Yes, strategically. Ensure you rank for your own brand terms. For AI search, make sure your brand appears in your content’s answer capsules so it gets cited when AI discusses your topics.
How do I do keyword research for ChatGPT and Perplexity?
Start by querying these platforms directly with your target topics. Note which sources get cited and what makes their content different. Focus on comprehensive, question-answering content with clear structure and authoritative presentation. Use question-based research tools like AlsoAsked to map conversational query variations.
What’s the difference between ranking and getting cited?
Rankings determine where you appear in a search results list. Users must click to visit. Citations occur when AI systems reference your content directly in their generated answers.

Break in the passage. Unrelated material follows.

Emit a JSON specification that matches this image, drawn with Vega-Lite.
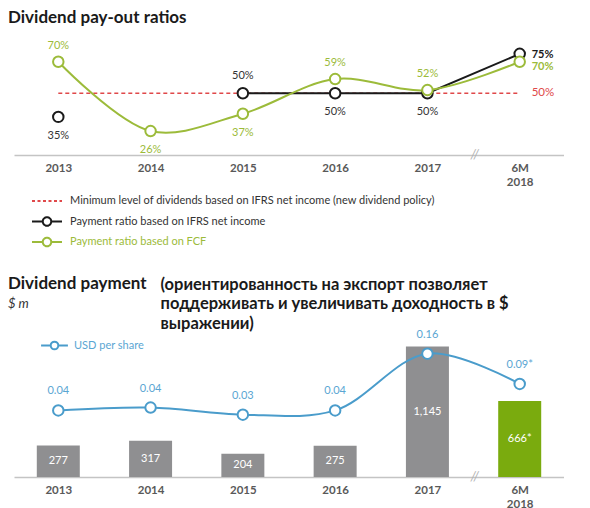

You can be cited without ranking #1, and you can rank #1 without being cited. Both matter for modern visibility.
Should I still focus on traditional SEO keywords?
Yes. Traditional SEO remains foundational. 75% of AI Overview citations come from top-ranking pages. However, supplement traditional keyword research with AI-specific strategies: question-based queries, conversational variations, and schema markup optimization.
Start Driving Traffic in the AI Era
Keyword research in 2026 requires a dual approach: strong traditional SEO foundation plus AI citation optimization. The fundamentals haven’t changed. You still need to understand what your audience searches for, match content to intent, and target achievable opportunities.
But the playing field has expanded. AI search engines that cite rather than rank are now a major discovery channel. The winners will be those who optimize for both.
Your next steps:
- Pick your top 5 pages and query ChatGPT with their target topics. See if you’re getting cited.
- Add “People Also Ask” research to your process. These are the conversational queries that trigger AI.
- Implement FAQ schema on your best content. It takes about 15 minutes per page.
- Set up a monthly check: are competitors gaining ground in AI citations?
- Choose one topic cluster to own completely. Depth beats breadth for AI visibility.